Imagine a flexible constitution which unites a cultural language split.
Artist Stine Marie Jacobsen invited children in Riga to join in a two week collaborative, multi-languaged and experimental writing workshop, where mother tongues were split, re-welded and transformed into new (step-)mother/pidgin tongues through translation of idioms, mutation of words and new laws. During the workshop, the children re-examined their relationship to both Latvian and Russian languages to create a dictionary for a new language through which they staked their claim on a future for Latvian culture.
Pidgin Tongue (2018) draws on this vision from “the next generation” to develop a new “pidgin constitution” and make an absurdist monument sculpture for it – bringing attention to the fact that all constitutions are in essence arbitrary social constructs which enforce a normative set of “accepted” behaviours.
The title refers to the term “pidgin language”, which is a simplified grammatical form of a language that can emerge between groups with different languages.
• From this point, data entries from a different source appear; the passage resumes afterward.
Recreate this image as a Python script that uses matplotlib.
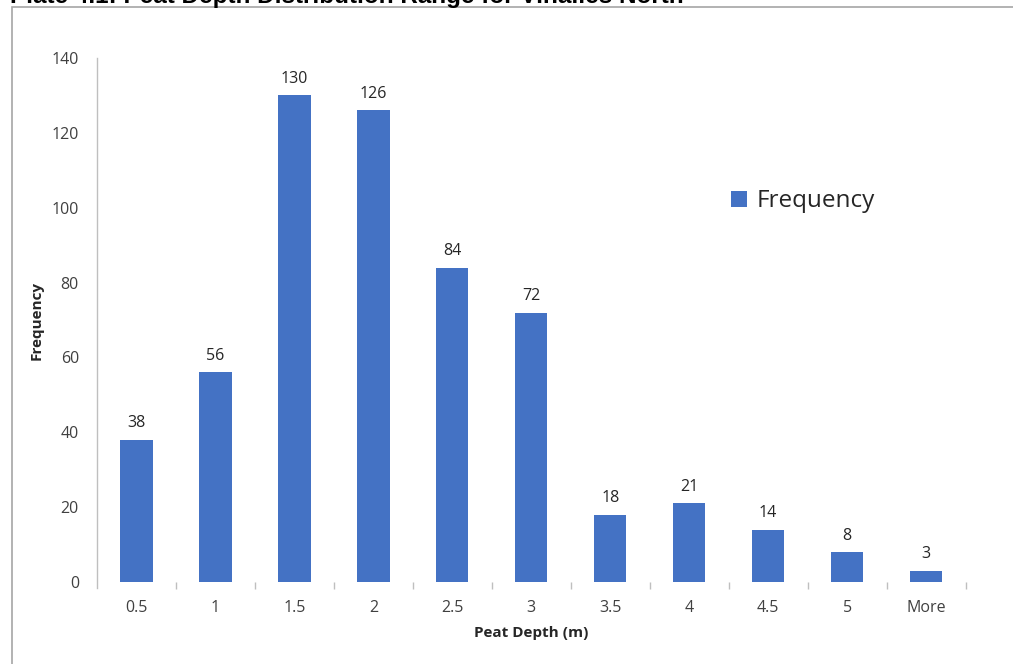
import matplotlib
matplotlib.use("Agg")
import matplotlib.pyplot as plt
from matplotlib.patches import Rectangle

categories = ["0.5", "1", "1.5", "2", "2.5", "3", "3.5", "4", "4.5", "5", "More"]
frequency = [38, 56, 130, 126, 84, 72, 18, 21, 14, 8, 3]

title_text = "Plate 4.1: Peat Depth Distribution Range for Vinalles North"
x_label = "Peat Depth (m)"
y_label = "Frequency"
series_name = "Frequency"

bar_color = "#4472C4"
axis_grey = "#BFBFBF"
text_color = "#404040"

plt.rcParams["font.family"] = ["Open Sans", "DejaVu Sans"]

fig = plt.figure(figsize=(10.13, 6.64), dpi=100)
fig.patch.set_facecolor("white")

# Outer chart frame
fig.add_artist(Rectangle((12 / 1013, -0.05), 1.1, 1 - 7 / 664 + 0.05,
                         transform=fig.transFigure, fill=False,
                         edgecolor="#A6A6A6", linewidth=1.2))

# Heading sitting at the very top edge of the page
fig.text(10 / 1013, 1 - 3 / 664, title_text, ha="left", va="baseline",
         fontsize=17.5, fontweight="bold", color="black",
         family=["Liberation Sans", "DejaVu Sans"])

ax = fig.add_axes([97 / 1013, 1 - 582 / 664, (965.5 - 97) / 1013, (582 - 58) / 664])
x = list(range(len(categories)))
bars = ax.bar(x, frequency, width=0.41, color=bar_color, label=series_name, zorder=2)

for xi, v in zip(x, frequency):
    ax.annotate(str(v), (xi, v), xytext=(0, 6), textcoords="offset points",
                ha="center", va="bottom", fontsize=11.5, color="#262626")

ax.set_xlim(-0.5, len(categories) - 0.5)
ax.set_ylim(0, 140)
ax.set_yticks(range(0, 141, 20))
ax.set_xticks(x)
ax.set_xticklabels(categories)
ax.set_xticks([i + 0.5 for i in x[:-1]] + [len(categories) - 0.5], minor=True)

for side in ("top", "right", "bottom"):
    ax.spines[side].set_visible(False)
ax.spines["left"].set_color(axis_grey)
ax.spines["left"].set_linewidth(1.0)
ax.spines["left"].set_bounds(-1.5, 140)

ax.tick_params(axis="y", length=0, pad=13, labelsize=11.5, labelcolor=text_color)
ax.tick_params(axis="x", which="major", length=0, pad=13, labelsize=11.5, labelcolor=text_color)
ax.tick_params(axis="x", which="minor", length=5, width=1, color=axis_grey)

ax.set_xlabel(x_label, fontsize=11, fontweight="bold", color="#262626", labelpad=7)
ax.set_ylabel(y_label, fontsize=11, fontweight="bold", color="#262626", labelpad=6)

leg = fig.legend(handles=[bars], labels=[series_name], loc="center left",
                 bbox_to_anchor=(0.70, 0.697), frameon=False, fontsize=17.5,
                 handlelength=0.65, handleheight=0.65, handletextpad=0.4)
for t in leg.get_texts():
    t.set_color("#262626")

fig.savefig("out.png", dpi=100, facecolor="white")
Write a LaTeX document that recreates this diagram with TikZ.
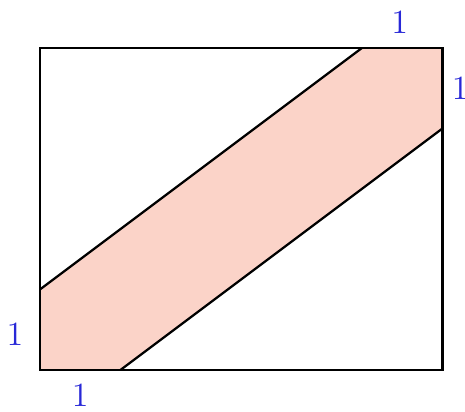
\documentclass[tikz,border=0pt]{standalone}
\definecolor{bandpink}{RGB}{251,211,200}
\definecolor{lblblue}{RGB}{40,40,215}
\begin{document}
\begin{tikzpicture}[line width=0.8pt]

    \useasboundingbox (-0.497,-0.522) rectangle (5.28,4.596);

    \coordinate (O) at (0,0);
    \coordinate (P) at (5,4);
    \coordinate (B1) at (1,0);
    \coordinate (R1) at (5,3);
    \coordinate (T1) at (4,4);
    \coordinate (L1) at (0,1);

    % the band
    \fill[bandpink] (O) -- (B1) -- (R1) -- (5,4) -- (T1) -- (L1) -- cycle;
    \draw (B1) -- (R1);
    \draw (L1) -- (T1);

    \draw (O) rectangle (P);

    \node[lblblue] (top) at (4.47, 4.32) {\large 1};
    \node[lblblue] (right) at (5.22, 3.5) {\large 1};
    \node[lblblue] (left) at (-0.31, 0.45) {\large 1};
    \node[lblblue] (bottom) at (0.5, -0.31) {\large 1};

  \end{tikzpicture}
\end{document}
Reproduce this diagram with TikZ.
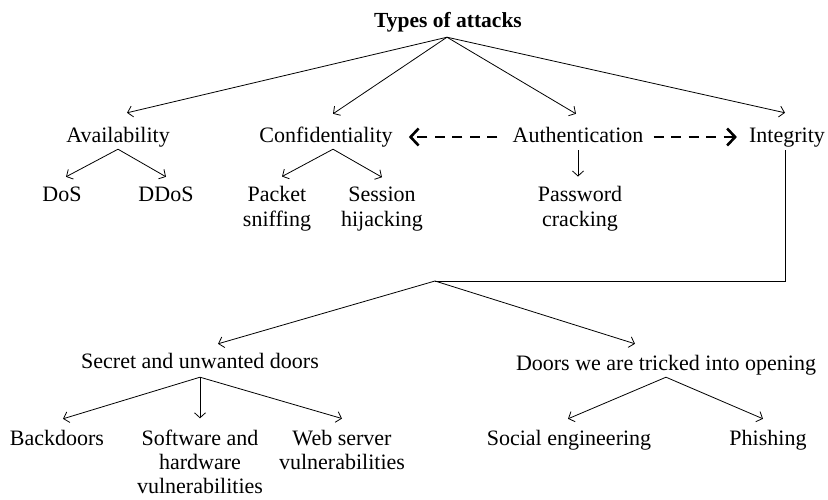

Pidgin language can be built up of words, sounds and body language and the emphasis is more on co-created meaning to enable interaction. Pidgin languages have no native speakers and are thus not “owned” by any one group over another.
The purpose of Jacobsen’s project is to generate insight into the differences that arise in social recognition and perception in relation to the use different mother tongues in the same society. Pidgin Tongue creates an environment where the children can feel some freedom from the weight of the social ideologies and existing stigmas of this highly politicised topic in order to define their own relationship to the two languages. The project gives meaning and shape to young people’s dreams, fears and hopes for the future in Latvia, and comments on a shift in national empathy through an abstract review of the current constitution.
In the workshop playful exercises turn pictures into language, break stereotypes, explain and explore proverbs, jokes and verbs while looking at emotional links to language, how to mirror yourself in others and how the children understand themselves as a nation. And exploring intergenerational family dynamics and possible clashes between languages in the home in relation to eg school life.
The results of Pidgin Tongue’s pilot explorations is shared in the book and a co-created sculpture inspired by the transnational Abacus calculator carries the children’s words on big movable cubes for the audience to interact with.